Friday, June 06, 2008


After WWII, the USA engaged in the European Recovery Plan, also know as the Marshall Plan, named after Secretary of State George Marshall. Under this plan, Western Europe received 13 billion dollars of aid, assistance and "loans" from the US. The word loan was put in quotes because Finland was the only country to ever fully pay off the notes.

The plan lasted from 1947 to 1951 and, with the exception of Germany, in just four years, the nations assisted saw a complete recovery to economic levels reached prior to the devastation of war. Russia chose not to participate in the US largess but instead extracted reparations from East Germany, Finland, Hungary and Romania. Russia saw the largess of the US as an attempt by the USA to become a dominate force in Europe and thus fanned the flames of the Cold War. Today, historians argue about the effectiveness of the plan.

Condi Rice has made the point to Iran that the US does not have permanent enemies. No matter what you think about the effectiveness of the Marshall Plan, it and many other programs and actions by the USA proves Condi's point. The USA just gave many tons of food to North Korea. The US is engaged in trade with Vietnam. The US and Russia just executed a major civilian nuclear power agreement.

A key lesson that has been learned is that out right gifts of humanitarian aid are appropriate and helpful for hungry people but they do not produce economic revival. Trade agreements, which benefit both sides, are the stuff that makes for economic prosperity. Bush and Rice are trying to move negotiations forward with these facts in mind.

World maps are constantly being redrawn. Iraq, for example, has been ruled by Ottomans, Persians and Englishmen. After WWI the league of nations redrew the map of this area in 1921 and again in 1925. The Soviet Union was split into many pieces about 20 years ago. However, as nations become economically strong, they become less interested in taking over their neighbors territory. The more countries trade with one another, the more likely they support the status quo of borders.

The USA is not attempting to put Iran out of business. Indeed, the list of economic deals that are in the works is a long list. The USA has no interest in making Iran a permanent enemy. We have no desire to stay in Iraq for 100 years. What the USA wants is to establish business relations between Iran and the rest of the world, to make it in Iran's best interest to cease support of terrorist and to reduce the threat of nuclear war.


The current international situation is as rare as they come. It is not often that the UN security council votes 15 to 0 or 14-0-1 on anything of importance. Russia, France, Germany, UK, USA, China, India, Pakistan, Israel and Saudi Arabia are all of one mind in regard to Iran's nuclear weapons.

Iran is a resource rich nation and its location is of strategic importance. The world does not want to isolate this nation. The world wants to buy natural gas and oil from it. In dollar terms, Iran can easily sell 4 times as much oil and gas as it currently sells and it wants to do so. The leaders need to give up on their dreams of dominating the region. The people of Iran should live a good and prosperous life. Israel does not need to be wiped off the map in order to elevate the status of Iranians.

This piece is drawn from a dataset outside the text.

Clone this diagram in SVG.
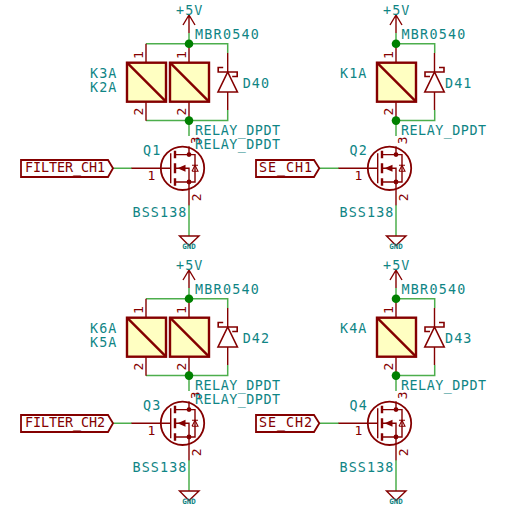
<svg xmlns="http://www.w3.org/2000/svg" xmlns:xlink="http://www.w3.org/1999/xlink" width="506" height="509" viewBox="0 0 506 509">
<style>
text{font-family:"DejaVu Sans Mono","Liberation Mono",monospace;font-size:13.4px;letter-spacing:1.1px;fill:#0f8585}
.r{fill:#840000}
.g{font-size:7.5px;letter-spacing:0;font-weight:bold;text-anchor:middle}
.p{font-size:13px;letter-spacing:0;text-anchor:middle;fill:#840000}
.n{letter-spacing:0}
.s{fill:none;stroke:#840000;stroke-width:1.4}
.t{fill:none;stroke:#840000;stroke-width:2.4}
.w{fill:none;stroke:#4cae4c;stroke-width:1.5}
.j{fill:#008000}
.d{fill:#840000}
.l{fill:none;stroke:#840000;stroke-width:1.8}
</style>
<defs>
<g id="relay">
<rect class="t" x="0" y="0" width="39" height="39" style="fill:#ffffc2"/>
<path class="t" d="M0 0L39 39"/>
</g>
<g id="diode">
<path class="s" d="M0 -19V0M0 20V38"/>
<path class="s" d="M-9.700 20H9.700L0 0Z" style="stroke-width:1.600"/>
<path class="s" d="M-4.500 -4.500H-9.500V0H9.500V4.500H4.500" style="stroke-width:1.600"/>
</g>
<g id="fet">
<circle class="s" cx="0" cy="0" r="21.700" style="stroke-width:1.800"/>
<path class="s" d="M-51 0H-11.800M-11.800 -15V15"/>
<path class="t" d="M-7.500 -17.500V-10M-7.500 -5V5M-7.500 10V17.500"/>
<path class="s" d="M-7.500 -13.700H6.500V-22M-7.500 0H6.500V13.700H-7.500M6.500 13.700V37M6.500 -13.700H12.500V13.700H6.500"/>
<path class="d" d="M-5 0L3 -3.500V3.500Z"/>
<circle class="d" cx="6.500" cy="-13.700" r="2.400"/>
<circle class="d" cx="6.500" cy="13.700" r="2.400"/>
<path class="s" d="M9.500 -3H15.500M9.500 3H15.500L12.500 -3L9.500 3" style="stroke-width:1.100"/>
</g>
</defs>
<g id="connectors">
<path class="w" d="M146 43.700H227.700V53M189 33V43.700M146 120.600H227.700V110M189 120.600V136M113 168.300H132M189 205V236"/>
<path class="w" d="M396 43.700H434.700V53M396 33V43.700M396 120.600H434.700V110M396 120.600V136M319.300 168.300H339M396 205V236"/>
<path class="w" d="M146 298.700H227.700V308M189 288V298.700M146 375.600H227.700V365M189 375.600V391M113 423.300H132M189 460V491"/>
<path class="w" d="M396 298.700H434.700V308M396 288V298.700M396 375.600H434.700V365M396 375.600V391M319.300 423.300H339M396 460V491"/>
</g>
<g id="pwr1"><path class="s" d="M189 33V15M183 25L189 15L195 25"/><text x="176" y="15">+5V</text></g>
<g id="pwr2"><path class="s" d="M396 33V15M390 25L396 15L402 25"/><text x="383" y="15">+5V</text></g>
<g id="pwr3"><path class="s" d="M189 288V270M183 280L189 270L195 280"/><text x="176" y="270">+5V</text></g>
<g id="pwr4"><path class="s" d="M396 288V270M390 280L396 270L402 280"/><text x="383" y="270">+5V</text></g>
<g id="K3A" transform="translate(127 62.700)">
<path class="s" d="M19 -19V0M19 39V58"/><use xlink:href="#relay" href="#relay"/>
<text x="-37" y="15.500">K3A</text>
<text class="p" transform="translate(16 -7.500) rotate(-90)">1</text><text class="p" transform="translate(16 49) rotate(-90)">2</text>
</g>
<g id="K2A" transform="translate(170 62.700)">
<path class="s" d="M19 -19V0M19 39V58"/><use xlink:href="#relay" href="#relay"/>
<text x="-80" y="29.500">K2A</text>
<text class="p" transform="translate(16 -7.500) rotate(-90)">1</text><text class="p" transform="translate(16 49) rotate(-90)">2</text>
</g>
<g id="K1A" transform="translate(377 62.700)">
<path class="s" d="M19 -19V0M19 39V58"/><use xlink:href="#relay" href="#relay"/>
<text x="-37" y="15.500">K1A</text>
<text class="p" transform="translate(16 -7.500) rotate(-90)">1</text><text class="p" transform="translate(16 49) rotate(-90)">2</text>
</g>
<g id="K6A" transform="translate(127 317.700)">
<path class="s" d="M19 -19V0M19 39V58"/><use xlink:href="#relay" href="#relay"/>
<text x="-37" y="15.500">K6A</text>
<text class="p" transform="translate(16 -7.500) rotate(-90)">1</text><text class="p" transform="translate(16 49) rotate(-90)">2</text>
</g>
<g id="K5A" transform="translate(170 317.700)">
<path class="s" d="M19 -19V0M19 39V58"/><use xlink:href="#relay" href="#relay"/>
<text x="-80" y="29.500">K5A</text>
<text class="p" transform="translate(16 -7.500) rotate(-90)">1</text><text class="p" transform="translate(16 49) rotate(-90)">2</text>
</g>
<g id="K4A" transform="translate(377 317.700)">
<path class="s" d="M19 -19V0M19 39V58"/><use xlink:href="#relay" href="#relay"/>
<text x="-37" y="15.500">K4A</text>
<text class="p" transform="translate(16 -7.500) rotate(-90)">1</text><text class="p" transform="translate(16 49) rotate(-90)">2</text>
</g>
<g id="D40" transform="translate(227.700 72)"><use xlink:href="#diode" href="#diode"/><text x="15" y="16">D40</text><text x="-32.700" y="-33" textLength="65">MBR0540</text></g>
<g id="D41" transform="translate(434.500 72)"><use xlink:href="#diode" href="#diode" transform="scale(-1 1)"/><text x="10.500" y="16">D41</text><text x="-33" y="-33" textLength="65">MBR0540</text></g>
<g id="D42" transform="translate(227.700 327)"><use xlink:href="#diode" href="#diode"/><text x="15" y="16">D42</text><text x="-32.700" y="-33" textLength="65">MBR0540</text></g>
<g id="D43" transform="translate(434.500 327)"><use xlink:href="#diode" href="#diode" transform="scale(-1 1)"/><text x="10.500" y="16">D43</text><text x="-33" y="-33" textLength="65">MBR0540</text></g>
<g id="Q1" transform="translate(182.500 168.300)"><use xlink:href="#fet" href="#fet"/>
<text x="-39.500" y="-13">Q1</text><text x="-50" y="48.500">BSS138</text>
<text class="p" x="-31" y="11.500">1</text>
<text class="p" transform="translate(17.500 -28) rotate(-90)">3</text><text class="p" transform="translate(18.500 29) rotate(-90)">2</text>
</g>
<g id="Q2" transform="translate(389.500 168.300)"><use xlink:href="#fet" href="#fet"/>
<text x="-40" y="-13">Q2</text><text x="-50" y="48.500">BSS138</text>
<text class="p" x="-31" y="11.500">1</text>
<text class="p" transform="translate(17.500 -28) rotate(-90)">3</text><text class="p" transform="translate(18.500 29) rotate(-90)">2</text>
</g>
<g id="Q3" transform="translate(182.500 423.300)"><use xlink:href="#fet" href="#fet"/>
<text x="-39.500" y="-13">Q3</text><text x="-50" y="48.500">BSS138</text>
<text class="p" x="-31" y="11.500">1</text>
<text class="p" transform="translate(17.500 -28) rotate(-90)">3</text><text class="p" transform="translate(18.500 29) rotate(-90)">2</text>
</g>
<g id="Q4" transform="translate(389.500 423.300)"><use xlink:href="#fet" href="#fet"/>
<text x="-40" y="-13">Q4</text><text x="-50" y="48.500">BSS138</text>
<text class="p" x="-31" y="11.500">1</text>
<text class="p" transform="translate(17.500 -28) rotate(-90)">3</text><text class="p" transform="translate(18.500 29) rotate(-90)">2</text>
</g>
<g id="relaylabels">
<text class="n" x="195" y="135" textLength="85">RELAY_DPDT</text><text class="n" x="195" y="149" textLength="85">RELAY_DPDT</text>
<text class="n" x="401" y="135" textLength="85">RELAY_DPDT</text>
<text class="n" x="195" y="390" textLength="85">RELAY_DPDT</text><text class="n" x="195" y="404" textLength="85">RELAY_DPDT</text>
<text class="n" x="401" y="390" textLength="85">RELAY_DPDT</text>
</g>
<g id="FILTER_CH1"><path class="l" d="M21 160H108L113 168.300L108 177H21Z"/><text class="r n" x="25" y="171.800" textLength="80">FILTER_CH1</text></g>
<g id="SE_CH1"><path class="l" d="M256 160H314L319.300 168.300L314 177H256Z"/><text class="r n" x="259" y="171.800" textLength="53">SE_CH1</text></g>
<g id="FILTER_CH2"><path class="l" d="M21 415H108L113 423.300L108 432H21Z"/><text class="r n" x="25" y="426.800" textLength="80">FILTER_CH2</text></g>
<g id="SE_CH2"><path class="l" d="M256 415H314L319.300 423.300L314 432H256Z"/><text class="r n" x="259" y="426.800" textLength="53">SE_CH2</text></g>
<g id="GND1"><path class="s" d="M179.500 236H199L189 245.500Z"/><text class="g" x="189" y="248.500">GND</text></g>
<g id="GND2"><path class="s" d="M386.500 236H406L396 245.500Z"/><text class="g" x="396" y="248.500">GND</text></g>
<g id="GND3"><path class="s" d="M179.500 491H199L189 500.500Z"/><text class="g" x="189" y="503.500">GND</text></g>
<g id="GND4"><path class="s" d="M386.500 491H406L396 500.500Z"/><text class="g" x="396" y="503.500">GND</text></g>
<g id="junctions">
<circle class="j" cx="189" cy="43.700" r="4.300"/><circle class="j" cx="189" cy="120.600" r="4.300"/>
<circle class="j" cx="396" cy="43.700" r="4.300"/><circle class="j" cx="396" cy="120.600" r="4.300"/>
<circle class="j" cx="189" cy="298.700" r="4.300"/><circle class="j" cx="189" cy="375.600" r="4.300"/>
<circle class="j" cx="396" cy="298.700" r="4.300"/><circle class="j" cx="396" cy="375.600" r="4.300"/>
</g>
</svg>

Just a few days ago, the prospects for a deal looked good. When Iranian officials proposed that nuclear fuel be produced on Iranian soil by a consortium of nations and under the supervision of the IAEA, it appeared that a major break through had been reached. There are still major sticking points. The Saudis, the USA and others want to know that Iran will not try to take over Iraq. The insurance policy wanted is for the USA to execute a deal that allows US troops to stay in Iraq, similar to the way they have stayed in Germany and Korea. As our actions in these nations demonstrate, the desire is not to have a base from which to attack but a base from which to protect.

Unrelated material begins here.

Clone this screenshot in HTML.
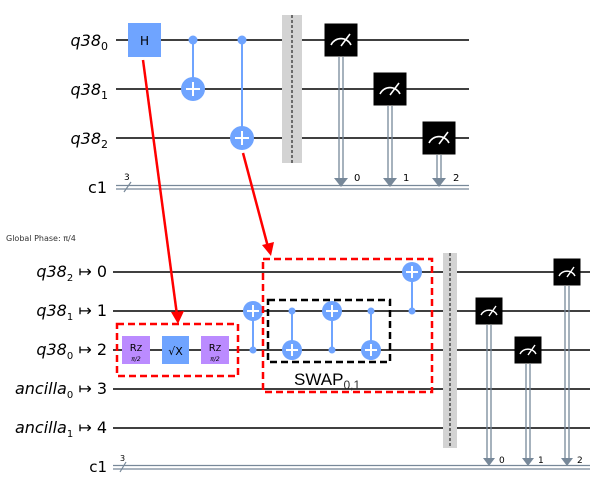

Iraq is a "demonstration project". The success of the Iraqi government will show that various ethnic groups can form and operate democratic governments in the Middle East. The pending oil deal in Iraq is important. Kurdistan, the northern region of Iraq, appears ready to concede Kirkuk to the joint control with the central government in exchange for regional control of oil fields.

The story here is that diplomacy is, was and will always be complicated. While it sounds crass and greedy, what we have learned is that economics is the key to diplomacy. One leader will turn his back on the other if there is a profit in it. Iran was upset when it realized that the pending peace deal between Syria and Israel was designed to limit the ability to Syria and Iran to meddle in the affairs of Lebanon and Palestine. Iran is like a cornered animal. It can find no way out but it can bear its teeth and make a lot of scary noises.

Again, the diplomatic purpose is not to trap the animal. The USA really would like to make new friends. The USA has no permanent enemies.